Accordingly, the noise signal as shown in FIG. 2 may be provided to
the noise reduction circuit 250 via the transfer function
evaluation circuit 240, or directly from the microphone 230.
[0050] FIG. 3 shows a flow diagram for cancelling noise, according
to another example embodiment of the present invention. At block
300, audio sound is presented to a user via the user's ear canal,
based upon an input audio signal from an audio source such as a
music player, broadcast receiver (e.g., radio or television),
mobile telephone or white noise generator. The sound may be
presented using headphones, earphones or an earbud such as that
shown in FIG. 1B.
[0051] At block 310, reflected or leaked audio sound from the
user's ear canal is detected using a microphone, which can be
located at an outer portion of the ear canal. At block 320, ambient
noise is also detected using the microphone. These detection steps
can be carried out simultaneously, with the respective noise and
leaked audio signals separated or otherwise differentiated as
appropriate for processing in order to identify portions of
detected sound respectively corresponding to noise and leaked
audio. In certain embodiments, the noise signal is not separated
from detected sound, with either the combined signal being used or
a portion of the overall signal corresponding to leaked audio being
used based upon a known input audio signal.
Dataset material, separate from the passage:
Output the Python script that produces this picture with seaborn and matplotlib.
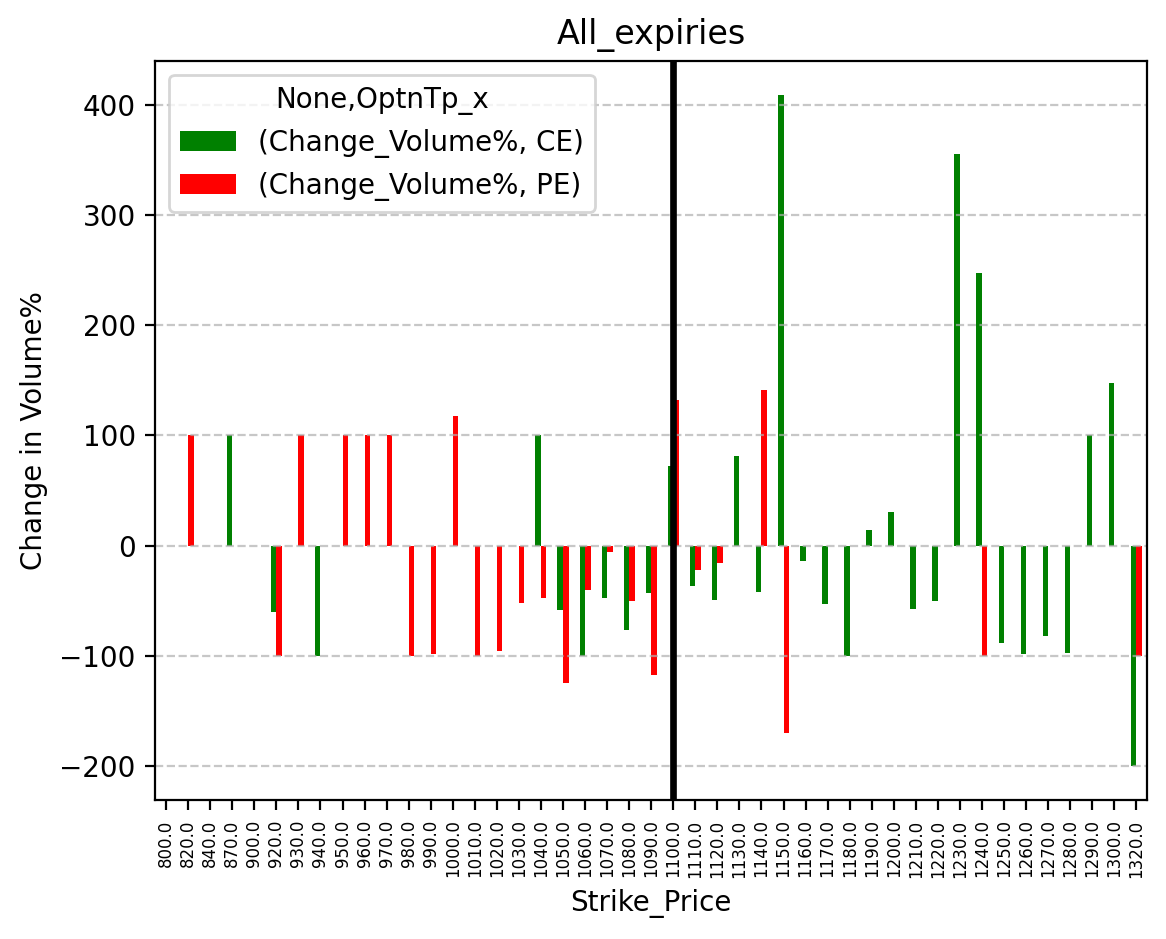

[0052] The following steps involving the determining of a forward
leakage transfer function may be carried out in a different
sequence, relative to ambient noise processing steps discussed
later. Certain steps may further be combined. In one
implementation, block 330 is not used and a forward audio leakage
transfer function is determined at block 340, using the reflected
audio sound detected at block 310. In another implementation,
blocks 310 and 330 are not used, with the forward leakage transfer
function being generated at block 340 independently of such
steps.
[0053] When used, block 330 involves determining a reverse audio
leakage transfer function based upon reflected or leaked sound from
the use's ear canal. The reverse audio leakage transfer function is
then used at block 340 to determine a forward audio leakage
transfer function to characterize leakage (passage) of ambient
noise into the user's ear canal, past an earphone, earbud or
headset type of device worn by the user. Accordingly, the leakage
of a known audio sound as presented at block 300 out of a user's
ear canal can be used to estimate leakage of ambient noise into the
user's ear canal.
[0054] At block 350, a signal corresponding to the detected ambient
noise is inverted for cancellation, and the inverted signal is
processed at block 360 with the forward audio leakage transfer
function to generate a noise-cancelling signal tailored to an
expected amount of ambient noise leaked into the user's ear canal
(e.g., past an earbud). At block 380, the noise cancelling signal
is added to an input audio signal from an audio source, and
presented to a user (as at block 300). The process as shown
optionally continues to effect dynamic noise reduction, which may
involve sampling of leaked noise and ambient noise with
corresponding noise reduction tailored to changing conditions as
may relate to earbud movement, changes in ambient conditions and
others.
[0055] The generation of a noise-cancelling signal at block 360 can
be carried out in different manners. For instance, the inversion of
the ambient noise signal at block 350 may be omitted, with the
ambient noise signal processed first with the forward leakage
transfer function to estimate an amount of noise actually entering
the user's ear canal. This estimated amount can later be inverted
and applied to an audio signal as shown in block 380. In addition,
the inversion of the ambient noise signal at block 350 may also be
omitted, with the forward transfer function itself being inverted
or otherwise modified to generate an inverted signal when
processing the detected noise at block 320.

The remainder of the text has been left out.